Aksel Johan Smith: “I and My Father are One”
Aksel Johan Smith was a man with great spiritual power, who devoted his entire life to God’s service.
Aksel Johan Smith
Aksel Johan Smith was an uncomplicated man who had great spiritual strength. He devoted his entire life to God’s service. His life stands as a shining example of faithfulness and in making full use out of life’s small and great situations.
Aksel J. Smith was born in Horten in 1910. He was the fourth child of Pauline and Johan Oscar Smith. Growing up in a Christian home with exceptionally God-fearing parents, he from a young age became convinced of the power of the gospel and that it is possible to live a life of freedom from sin. As a young man, he spent much of his time traveling to the different churches throughout Norway and as a missionary in Scandinavia. He also found time to complete trade school and become a cabinet maker. In 1930 he enlisted in the air force and fulfilled his military duty the following year. His love of country and patriotism never diminished throughout his long life.
“Hidden Treasures”
In January 1943, Johan O. Smith turned over the responsibility of editor for the church publication, “Skjulte Skatter” (“Hidden Treasures”) to his son Aksel. Aksel was 33 at the time. This was an unpaid position that depended on volunteer work, and in those days all editing and addressing all had to be done by hand. In 1947 Aksel married his childhood friend Ida Olsen. After this, they shared the tasks of editing and distribution of the hundreds, and eventually thousands of copies. They ensured that the articles not only were grammatically error-free, but also that they were doctrinally correct, edifying, and written in the spirit of faith in victory. Aksel and Ida never viewed this time-consuming task as a burdensome obligation, but rather as a privilege and joy. As their five children grew, they also helped in the extensive work. Aksel was editor in chief for “Skjulte Skatter” for 55 years.
Care for the church
Sigurd Bratlie, Elias Aslaksen, and Aksel J. Smith shared the responsibility for the church’s physical and spiritual development from the 1930s. Aksel fulfilled this ministry faithfully through some of the most tumultuous times the world has seen. A man of vision, he understood and had insight into what direction would be good for the church to develop.
Care for the church and for individuals was for Aksel a personal matter of the heart. He was a wise guide and leader. For example when there were legalistic rumblings regarding the woman’s place in the church, Aksel J. Smith followed in his father’s footsteps. He affirmed and upheld J. O. Smith’s stance that both women and men can serve in the church, and that women just as much so as men can contribute to the church community.

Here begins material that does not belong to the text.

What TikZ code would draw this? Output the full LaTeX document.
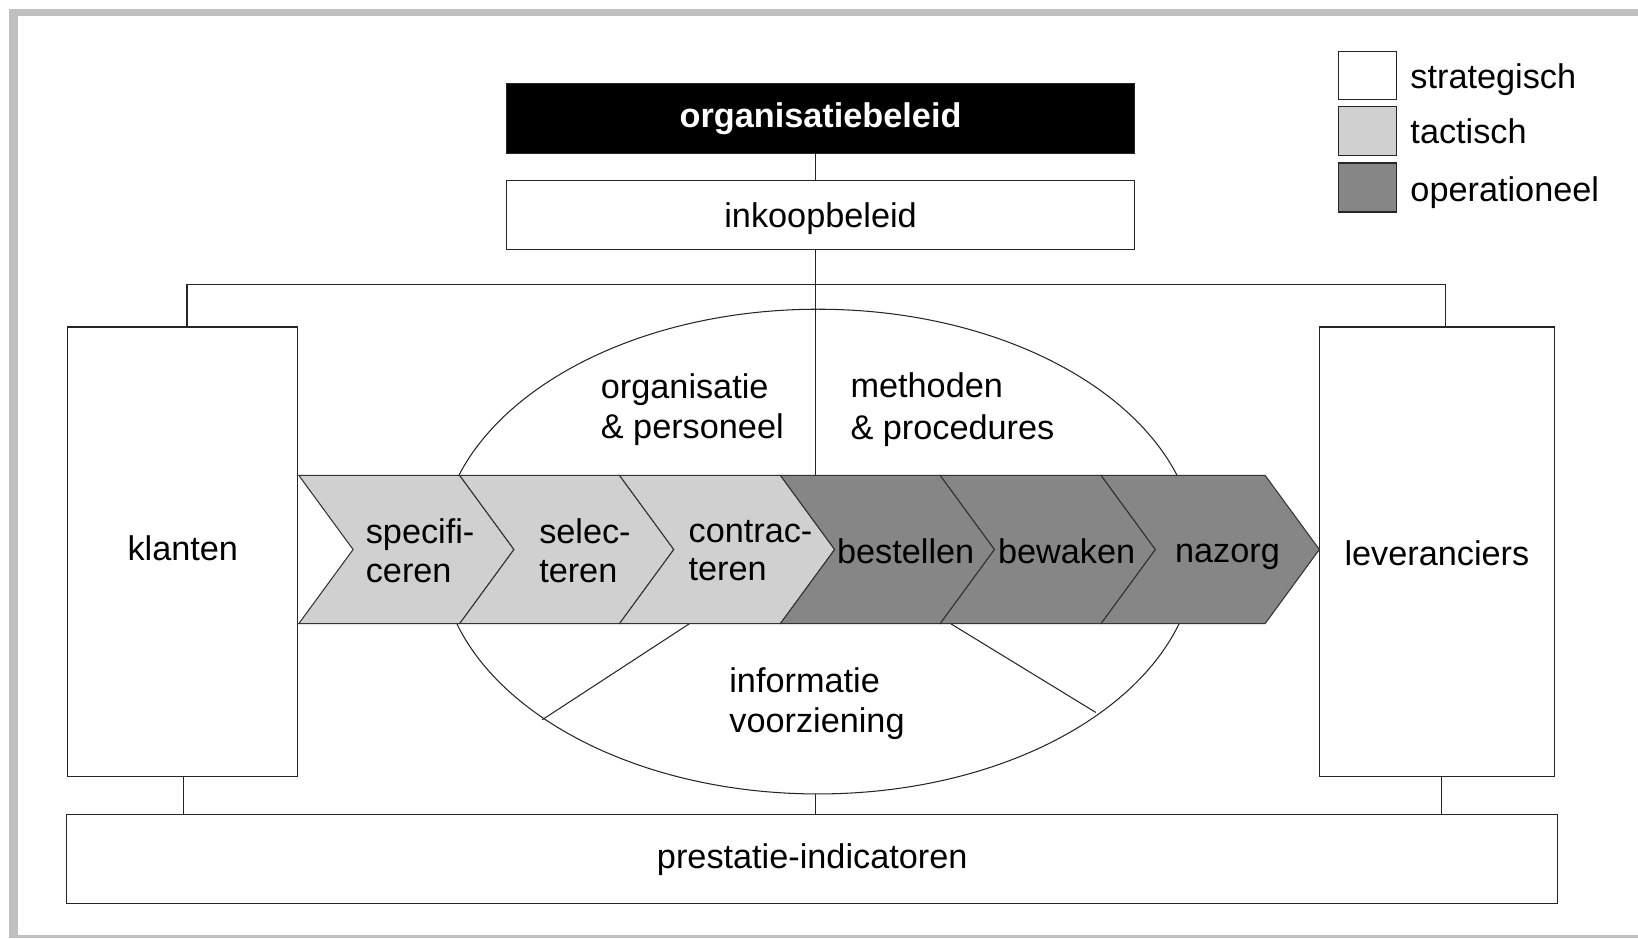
\documentclass[tikz,border=0pt]{standalone}
\usepackage{fontspec}
\setmainfont{Liberation Sans}
\usetikzlibrary{shapes.geometric}
\definecolor{tact}{HTML}{D0D0D0}
\definecolor{oper}{HTML}{868686}
\definecolor{framegray}{HTML}{C0C0C0}
\begin{document}
\begin{tikzpicture}[x=1pt,y=-1pt,
  font=\fontsize{32.8}{37}\selectfont,
  box/.style={draw=black!85, line width=1.1pt, fill=white, inner sep=0},
  ln/.style={draw=black!85, line width=1pt},
  chv/.style={draw=black!80, line width=1pt},
  lbl/.style={inner sep=0, align=left, anchor=west},
  txt/.style={inner sep=0}]
\useasboundingbox (0,0) rectangle (1568,898);
\fill[white] (0,0) rectangle (1568,898);
% frame
\fill[framegray] (8.6,8.6) rectangle (17.5,898);
\fill[framegray] (8.6,8.6) rectangle (1568,15.5);
\fill[framegray] (8.6,895.5) rectangle (1568,898);

% top boxes
\node[box, fill=black, text=white, minimum width=601, minimum height=67,
      font=\fontsize{32.8}{37}\selectfont\bfseries] (org) at (785.5,113.5) {organisatiebeleid};
\node[box, minimum width=601, minimum height=66, text height=24pt, text depth=0pt] (ink) at (785.5,206) {inkoopbeleid};

% side and bottom boxes
\node[box, minimum width=220, minimum height=430, text height=23pt, text depth=6pt] (kl) at (175,528) {klanten};
\node[box, minimum width=225, minimum height=430, text height=27pt, text depth=0pt] (lev) at (1375.5,528) {leveranciers};
\node[box, minimum width=1427, minimum height=85] (pr) at (777.5,822.5) {prestatie-indicatoren};

% ellipse
\node[ellipse, draw=black!85, line width=1pt, fill=white, minimum width=724, minimum height=464, inner sep=0] (ell) at (783,528) {};

% connectors
\coordinate (sp) at (781,455);
\draw[ln] (org.south -| sp) -- (ink.north -| sp);
\draw[ln] (ink.south -| sp) -- (sp);
\coordinate (hl) at (179,272);
\coordinate (hr) at (1384,272);
\draw[ln] (kl.north -| hl) -- (hl) -- (hr) -- (lev.north -| hr);
\coordinate (bl) at (176,780);
\coordinate (br) at (1380,780);
\coordinate (bm) at (781,780);
\draw[ln] (kl.south -| bl) -- (bl);
\draw[ln] (lev.south -| br) -- (br);
\draw[ln] (ell.south -| bm) -- (bm);

% inner lines of lower ellipse
\coordinate (i1) at (660,597);
\coordinate (i2) at (519,689);
\coordinate (i3) at (910,597);
\coordinate (i4) at (1049,682);
\draw[ln] (i1) -- (i2);
\draw[ln] (i3) -- (i4);

% chevrons
\foreach \a/\b/\c in {286/440/tact, 440/593/tact, 593/747/tact, 747/900/oper, 900/1054/oper, 1054/1211/oper}
  \draw[chv, fill=\c] (\a,455) -- (\b,455) -- (\b+52,526) -- (\b,597) -- (\a,597) -- (\a+52,526) -- cycle;

% chevron labels
\node[lbl] (c1) at (350,527) {specifi-\\ceren};
\node[lbl] (c2) at (516,527) {selec-\\teren};
\node[lbl] (c3) at (659,527) {contrac-\\teren};
\node[txt] (c4) at (867,528) {bestellen};
\node[txt] (c5) at (1021,528) {bewaken};
\node[txt] (c6) at (1175,533) {nazorg};

% ellipse labels
\node[lbl, font=\fontsize{32.8}{38}\selectfont] (op) at (575,392) {organisatie\\\& personeel};
\node[lbl, font=\fontsize{32.8}{40}\selectfont] (mp) at (814,392) {methoden\\\& procedures};
\node[lbl, font=\fontsize{32.8}{39}\selectfont] (iv) at (698,673.5) {informatie\\voorziening};

% legend
\node[box, minimum width=56, minimum height=46] (ls) at (1309,72) {};
\node[box, fill=tact, minimum width=56, minimum height=47] (lt) at (1309,125.5) {};
\node[box, fill=oper, minimum width=56, minimum height=47] (lo) at (1309,179.5) {};
\node[lbl] (lst) at (1350,76) {strategisch};
\node[lbl] (ltt) at (1350,126) {tactisch};
\node[lbl] (lot) at (1350,184) {operationeel};
\end{tikzpicture}
\end{document}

Aksel never sought his own interests, nor did he try to make a name for himself or become prominent through his ministry, although he easily could have done so on account of being Johan O. Smith’s son. But Aksel was completely uninterested in establishing a “spiritual elite.” Instead, he developed the rare ability to uplift his coworkers so that they contributed and felt valued.
Unreserved love
Aksel J. Smith’s life was based solidly on hidden sacrifice and serving God, the church, his family, and his community. As the church developed over three-quarters of a century during the difficult war years, then with international expansion in the 1950s and 60s, and thereafter, during the revival that came in the 1990s, Aksel J. Smith continued through all these times as a good, insightful, and meek shepherd for the church.
After his death in August 1998, it became even clearer what an inheritance he had left: an open, accessible, and international church. Aksel J. Smith understood what it meant to live faithfully in the here and now.
He was an active and involved participant in his local community in Horten, where he often visited the sick and elderly. Friends and neighbors from the city knew him as a man who not only spoke about Christianity, but who put Christianity into practice every day.
“I and My Father are one”
A fundamental aspect of Aksel’s life was his unreserved love toward everyone he met. He lived a life of complete faithfulness to the gospel of victory over sin and stood in such an uninterrupted inner development, that when he, toward the end of his life, read from John 10:30 at the BCC Easter conference in 1995, there was no doubt that this had become his personal testimony: “I and My Father are one.”